WRITTEN REQUEST:
Tally up the lines where the string "that" appears; reply with the number only.

***

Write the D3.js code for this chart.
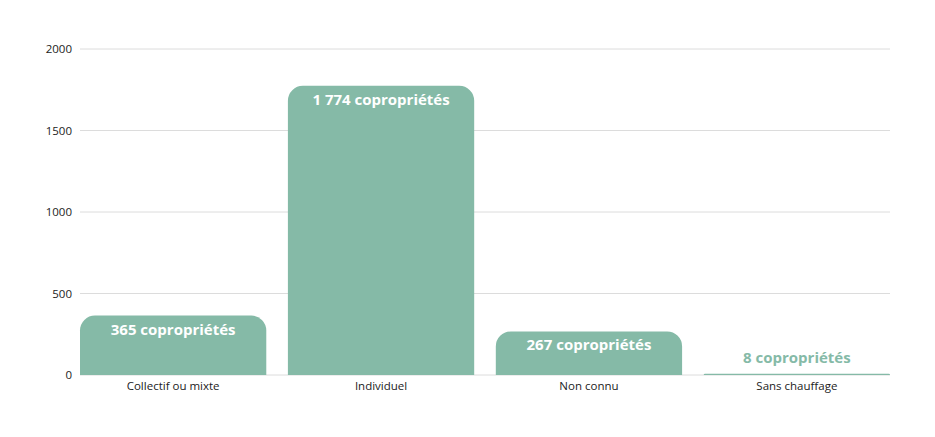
<!DOCTYPE html>
<html>
<head>
<meta charset="utf-8">
<script src="https://cdn.jsdelivr.net/npm/d3@7"></script>
<style>
  body { margin: 0; background: #fff; }
  svg text { font-family: "Open Sans", sans-serif; }
</style>
</head>
<body>
<script>
var categories = ['Collectif ou mixte', 'Individuel', 'Non connu', 'Sans chauffage'];
var values = [365, 1774, 267, 8];
var yTicks = [0, 500, 1000, 1500, 2000];

var width = 935, height = 437;
var margin = {top: 49, right: 45, bottom: 62, left: 80};
var color = '#85baa7';

var svg = d3.select('body').append('svg')
  .attr('width', width)
  .attr('height', height);

var x = d3.scaleBand()
  .domain(categories)
  .range([margin.left, width - margin.right])
  .paddingInner(0.104)
  .paddingOuter(0);

var y = d3.scaleLinear()
  .domain([0, 2000])
  .range([height - margin.bottom, margin.top]);

// grid lines
svg.append('g')
  .selectAll('line')
  .data(yTicks)
  .enter().append('line')
  .attr('x1', margin.left)
  .attr('x2', width - margin.right)
  .attr('y1', function(d) { return y(d); })
  .attr('y2', function(d) { return y(d); })
  .attr('stroke', '#dcdcdc')
  .attr('stroke-width', 1);

// y axis labels
var yAxis = svg.append('g')
  .attr('transform', 'translate(' + margin.left + ',0)')
  .call(d3.axisLeft(y).tickValues(yTicks).tickSize(0).tickPadding(8).tickFormat(d3.format('d')));
yAxis.select('.domain').remove();
yAxis.selectAll('text').attr('font-size', 11.5).attr('fill', '#222');

// rounded-top bars
function barPath(d, i) {
  var x0 = x(categories[i]), w = x.bandwidth();
  var y0 = y(0), y1 = y(d);
  var r = Math.min(15, (y0 - y1));
  return 'M' + x0 + ',' + y0 +
    'V' + (y1 + r) +
    'A' + r + ',' + r + ' 0 0 1 ' + (x0 + r) + ',' + y1 +
    'H' + (x0 + w - r) +
    'A' + r + ',' + r + ' 0 0 1 ' + (x0 + w) + ',' + (y1 + r) +
    'V' + y0 + 'Z';
}

svg.append('g')
  .selectAll('path')
  .data(values)
  .enter().append('path')
  .attr('d', barPath)
  .attr('fill', color);

// x axis
var xAxis = svg.append('g')
  .attr('transform', 'translate(0,' + y(0) + ')')
  .call(d3.axisBottom(x).tickSize(0).tickPadding(7));
xAxis.select('.domain').remove();
xAxis.selectAll('text').attr('font-size', 11.5).attr('fill', '#222');

// value labels
svg.append('g')
  .selectAll('text')
  .data(values)
  .enter().append('text')
  .attr('x', function(d, i) { return x(categories[i]) + x.bandwidth() / 2; })
  .attr('y', function(d) {
    return (y(0) - y(d)) > 30 ? y(d) + 19 : y(d) - 11;
  })
  .attr('text-anchor', 'middle')
  .attr('font-size', 15)
  .attr('font-weight', 'bold')
  .attr('fill', function(d) { return (y(0) - y(d)) > 30 ? '#fff' : color; })
  .text(function(d) { return d3.format(',')(d).replace(',', ' ') + ' copropriétés'; });
</script>
</body>
</html>
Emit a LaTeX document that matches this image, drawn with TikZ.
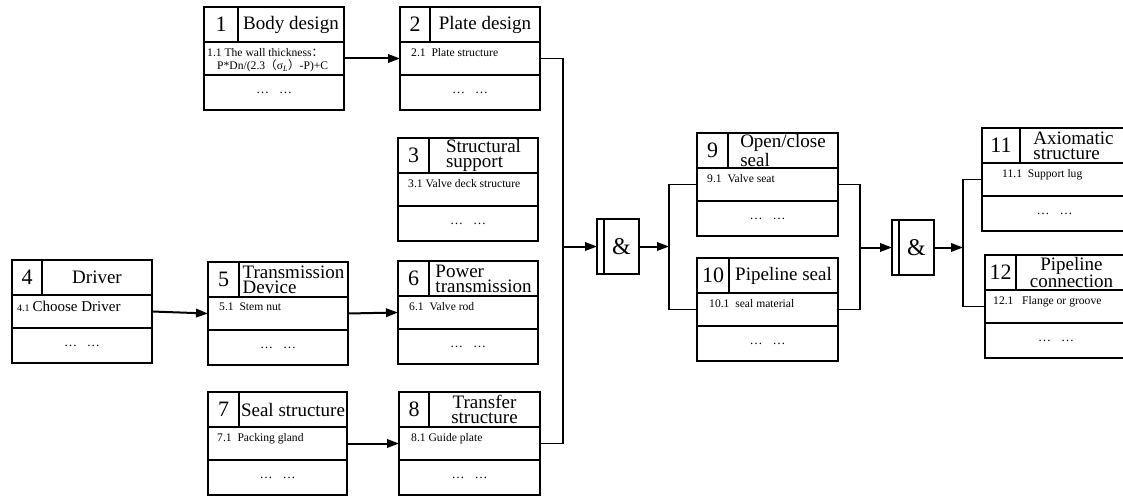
\documentclass[tikz,border=0pt]{standalone}
\usepackage{fontspec}
\setmainfont{Liberation Serif}
\newfontfamily\cjkfont{Noto Sans CJK SC}
\usetikzlibrary{arrows.meta,positioning}

\tikzset{
  cell/.style={draw, line width=2.2pt, inner sep=0pt, outer sep=0pt},
  numcell/.style={cell, minimum height=35pt, font=\fontsize{22}{22}\selectfont},
  titlecell/.style={cell, minimum height=35pt, font=\fontsize{19}{15}\selectfont},
  itemcell/.style={cell, minimum height=33pt},
  dotcell/.style={cell, minimum height=35pt, font=\fontsize{13}{13}\selectfont},
  itemtext/.style={anchor=north west, inner sep=0pt, align=left, font=\fontsize{11.6}{13.5}\selectfont},
  gatestrip/.style={cell, minimum width=7pt, minimum height=55pt},
  gatecell/.style={cell, minimum width=35pt, minimum height=55pt, font=\fontsize{24}{24}\selectfont},
  link/.style={line width=1.2pt},
  flow/.style={line width=2pt, -{Triangle[length=12pt,width=8.5pt]}}
}

% #1 name, #2 position, #3 number width, #4 width, #5 number,
% #6 title alignment, #7 title, #8 item text, #9 item indent
\newcommand{\partbox}[9]{%
  \node[numcell, minimum width=#3pt, anchor=north west] (#1n) at #2 {#5};
  \node[titlecell, minimum width=#4pt-#3pt, anchor=north west, align=#6] (#1t) at (#1n.north east) {#7};
  \node[itemcell, minimum width=#4pt, anchor=north west] (#1) at (#1n.south west) {};
  \node[itemtext] (#1x) at ([xshift=#9pt, yshift=-6pt]#1.north west) {#8};
  \node[dotcell, minimum width=#4pt, anchor=north west] (#1d) at (#1.south west) {\ldots\hspace{10pt}\ldots};
}

\begin{document}
\begin{tikzpicture}[x=1pt, y=-1pt]
  \useasboundingbox (0,0) rectangle (1123,497);

  % left column
  \partbox{b1}{(204,7)}{34}{140}{1}{center}{Body design}
    {1.1 The wall thickness{\cjkfont ：}\\\hspace*{10pt}P*Dn/(2.3{\cjkfont （}σ\textsubscript{\textit{L}}{\cjkfont ）}-P)+C}{3}
  \partbox{b4}{(12,260)}{30}{140}{4}{center}{Driver}
    {{\fontsize{10}{10}\selectfont 4.1} {\fontsize{15}{15}\selectfont Choose Driver}}{5}
  \partbox{b5}{(208,262)}{31}{140}{5}{left}{Transmission\\Device}{5.1\ \ Stem nut}{11}
  \partbox{b7}{(208,392)}{31}{139}{7}{center}{Seal structure}{7.1\ \ Packing gland}{9}

  % second column
  \partbox{b2}{(400,7)}{30}{140}{2}{center}{Plate design}{2.1\ \ Plate structure}{11}
  \partbox{b3}{(398,138)}{31}{140}{3}{left}{Structural\\support}{3.1 Valve deck structure}{10}
  \partbox{b6}{(398,261)}{31}{140}{6}{left}{Power\\transmission}{6.1\ \ Valve rod}{11}
  \partbox{b8}{(399,392)}{30}{141}{8}{center}{Transfer\\structure}{8.1 Guide plate}{12}

  % seals
  \partbox{b9}{(697,133)}{31}{141}{9}{left}{Open/close\\seal}{9.1\ \ Valve seat}{10}
  \partbox{b10}{(697,258)}{32}{141}{10}{center}{Pipeline seal}{10.1\ \ seal material}{12}

  % right column
  \partbox{b11}{(982,128)}{38}{145}{11}{left}{Axiomatic\\structure}{11.1\ \ Support lug}{20}
  \partbox{b12}{(985,255)}{31}{142}{12}{center}{Pipeline\\connection}{12.1\ \ \ Flange or groove}{8}

  % and gates
  \node[gatestrip, anchor=north west] (g1s) at (597,219) {};
  \node[gatecell, anchor=north west] (g1) at (g1s.north east) {\&};
  \node[gatestrip, anchor=north west] (g2s) at (892,220) {};
  \node[gatecell, anchor=north west] (g2) at (g2s.north east) {\&};

  \coordinate (j1) at (563,246.5);
  \coordinate (j2) at (669,246.5);
  \coordinate (j3) at (860,247.5);
  \coordinate (j4) at (963,247.5);

  \draw[flow] (b1.east) -- (b2.west);
  \draw[flow] (b4.east) -- (b5.west);
  \draw[flow] (b5.east) -- (b6.west);
  \draw[flow] (b7.east) -- (b8.west);

  \draw[link] (b2.east) -| (j1) |- (b8.east);
  \draw[flow] (j1) -- (g1s.west);
  \draw[flow] (g1.east) -- (j2);
  \draw[link] (b9.west) -| (j2) |- (b10.west);
  \draw[link] (b9.east) -| (j3) |- (b10.east);
  \draw[flow] (j3) -- (g2s.west);
  \draw[flow] (g2.east) -- (j4);
  \draw[link] (b11.west) -| (j4) |- (b12.west);
\end{tikzpicture}
\end{document}
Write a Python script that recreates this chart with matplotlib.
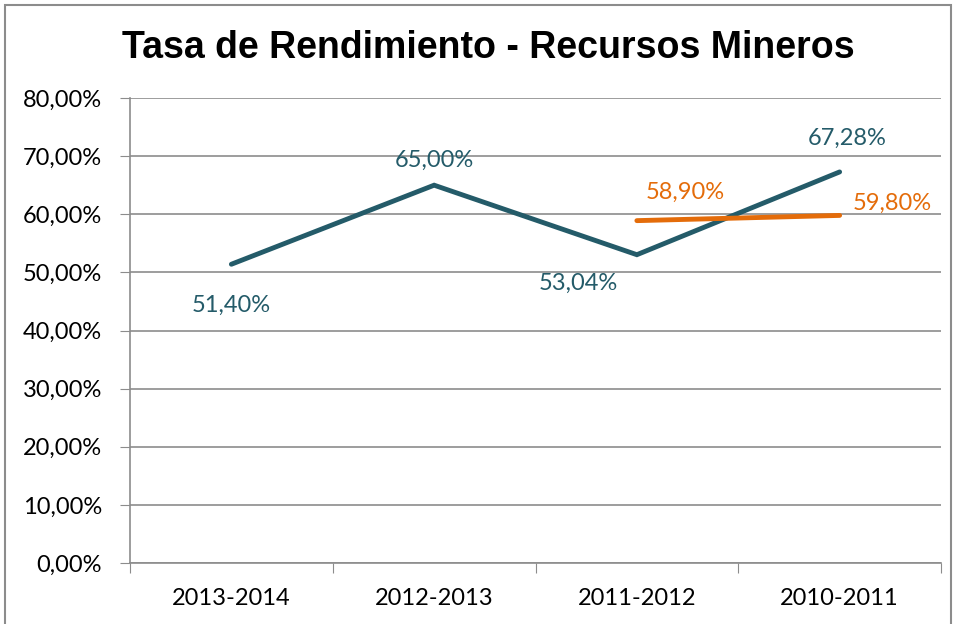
import matplotlib
matplotlib.use("Agg")
import matplotlib.pyplot as plt
from matplotlib.patches import Rectangle
from matplotlib.ticker import FuncFormatter, MultipleLocator

categories = ["2013-2014", "2012-2013", "2011-2012", "2010-2011"]
serie_a = [51.40, 65.00, 53.04, 67.28]
serie_b = [None, None, 58.90, 59.80]
labels_a = ["51,40%", "65,00%", "53,04%", "67,28%"]
labels_b = [None, None, "58,90%", "59,80%"]

teal = "#245B69"
orange = "#E46C0A"
grid = "#8C8C8C"
font = "Lato"
fs = 17

fig = plt.figure(figsize=(9.56, 6.24), dpi=100)
fig.patches.append(Rectangle((5/956, -0.05), 946/956, 1.05 - 5/624, transform=fig.transFigure,
                             fill=False, edgecolor="#8C8C8C", linewidth=1.5))
ax = fig.add_axes([130/956, 1 - 563/624, 811/956, 465/624])

x = list(range(len(categories)))
ax.plot(x, serie_a, color=teal, linewidth=3.5, solid_capstyle="round", solid_joinstyle="miter")
xb = [i for i, v in zip(x, serie_b) if v is not None]
yb = [v for v in serie_b if v is not None]
ax.plot(xb, yb, color=orange, linewidth=3.5, solid_capstyle="round")

ax.set_xlim(-0.5, len(categories) - 0.5)
ax.set_ylim(0, 80)
ax.yaxis.set_major_locator(MultipleLocator(10))
ax.yaxis.set_major_formatter(FuncFormatter(lambda v, p: f"{v:.2f}".replace(".", ",") + "%"))
ax.set_xticks([i - 0.5 for i in range(len(categories) + 1)])
ax.set_xticklabels([])
ax.set_xticks(x, minor=True)
ax.set_xticklabels(categories, minor=True)
ax.tick_params(axis="x", which="minor", length=0, pad=18, labelsize=fs)
ax.tick_params(axis="x", which="major", length=7, color=grid, direction="out")
ax.tick_params(axis="y", length=7, color=grid, labelsize=fs, pad=13)
for lab in ax.get_xticklabels(minor=True) + ax.get_yticklabels():
    lab.set_fontfamily(font)

ax.grid(axis="y", color=grid, linewidth=1.2)
ax.set_axisbelow(True)
for s in ["top", "right"]:
    ax.spines[s].set_visible(False)
ax.spines["left"].set_color(grid)
ax.spines["bottom"].set_color(grid)
ax.spines["left"].set_linewidth(1.2)
ax.spines["bottom"].set_linewidth(1.2)

offs_a = [(0, -41), (0, 25), (-59, -29), (8, 34)]
offs_b = [None, None, (48, 28), (53, 12)]
for i in range(len(categories)):
    dx, dy = offs_a[i]
    ax.annotate(labels_a[i], (x[i], serie_a[i]), xytext=(dx * 0.72, dy * 0.72),
                textcoords="offset points", ha="center", va="center",
                color=teal, fontsize=fs, fontfamily=font)
    if serie_b[i] is not None:
        dx, dy = offs_b[i]
        ax.annotate(labels_b[i], (x[i], serie_b[i]), xytext=(dx * 0.72, dy * 0.72),
                    textcoords="offset points", ha="center", va="center",
                    color=orange, fontsize=fs, fontfamily=font)

fig.text(488/956, 1 - 48/624, "Tasa de Rendimiento - Recursos Mineros", ha="center", va="center",
         fontsize=27, fontweight="bold", fontfamily="Liberation Sans")

fig.savefig("out.png", dpi=100)
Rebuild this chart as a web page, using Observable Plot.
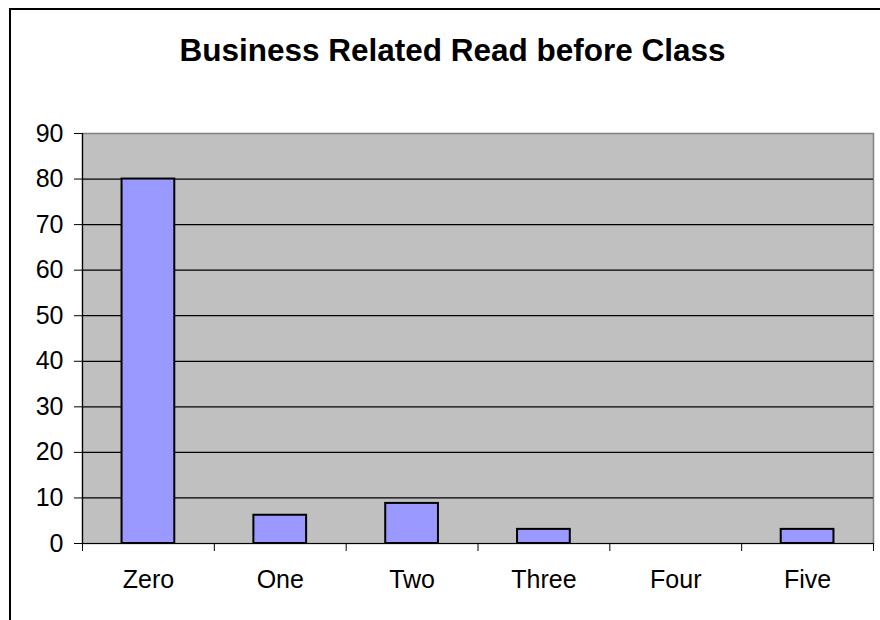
<!DOCTYPE html>
<html>
<head>
<meta charset="utf-8">
<script src="https://cdn.jsdelivr.net/npm/d3@7"></script>
<script src="https://cdn.jsdelivr.net/npm/@observablehq/plot@0.6"></script>
<style>
  html, body { margin: 0; padding: 0; background: #fff; }
  #wrap { position: relative; width: 880px; height: 620px; overflow: hidden; background: #fff; font-family: "Liberation Sans", Arial, sans-serif; }
  #border { position: absolute; left: 9px; top: 8px; width: 1000px; height: 1000px; border: 2px solid #000; box-sizing: border-box; }
  #title { position: absolute; left: 0; top: 35px; width: 905px; text-align: center; font-size: 31.5px; font-weight: bold; line-height: 30px; color: #000; white-space: nowrap; }
  #chart { position: absolute; left: 0; top: 0; }
</style>
</head>
<body>
<div id="wrap">
  <div id="border"></div>
  <div id="chart"></div>
  <div id="title">Business Related Read before Class</div>
</div>
<script>
const categories = ["Zero", "One", "Two", "Three", "Four", "Five"];
const values = [80, 6.2, 8.8, 3.1, 0, 3.1];
const yTicks = [0, 10, 20, 30, 40, 50, 60, 70, 80, 90];
const gridTicks = [10, 20, 30, 40, 50, 60, 70, 80];

const data = categories.map((c, i) => ({category: c, value: values[i]}));

const W = 880, H = 620;
const mL = 82, mR = 7, mT = 133, mB = 77;
const step = (W - mL - mR) / categories.length;

const chart = Plot.plot({
  width: W,
  height: H,
  marginLeft: mL,
  marginRight: mR,
  marginTop: mT,
  marginBottom: mB,
  style: {fontFamily: "'Liberation Sans', Arial, sans-serif", color: "#000", background: "transparent"},
  x: {domain: categories, paddingInner: 0.6, paddingOuter: 0.3, round: false},
  y: {domain: [0, 90]},
  marks: [
    Plot.frame({fill: "#C0C0C0", stroke: "#808080", strokeWidth: 1.5}),
    Plot.ruleY(gridTicks, {stroke: "#000", strokeWidth: 1.2}),
    // left axis line
    Plot.ruleX([categories[0]], {x: d => d, dx: -step / 2, y1: 90, y2: 0, stroke: "#000", strokeWidth: 1.2}),
    // x boundary ticks
    Plot.ruleX(categories, {x: d => d, dx: -step / 2, y1: 0, y2: 0, insetBottom: -8, stroke: "#000", strokeWidth: 1}),
    Plot.ruleX([categories[categories.length - 1]], {x: d => d, dx: step / 2, y1: 0, y2: 0, insetBottom: -8, stroke: "#000", strokeWidth: 1}),
    Plot.barY(data, {x: "category", y: "value", fill: "#9999FF", stroke: "#000", strokeWidth: 2}),
    Plot.ruleY([0], {stroke: "#000", strokeWidth: 1.2}),
    Plot.axisY({ticks: yTicks, tickSize: 8, tickPadding: 11, fontSize: 25, tickFormat: d => String(d), label: null}),
    Plot.axisX({tickSize: 0, tickPadding: 27, fontSize: 25, label: null})
  ]
});
document.getElementById("chart").appendChild(chart);
</script>
</body>
</html>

***

OUTPUT OF THE TASK:
2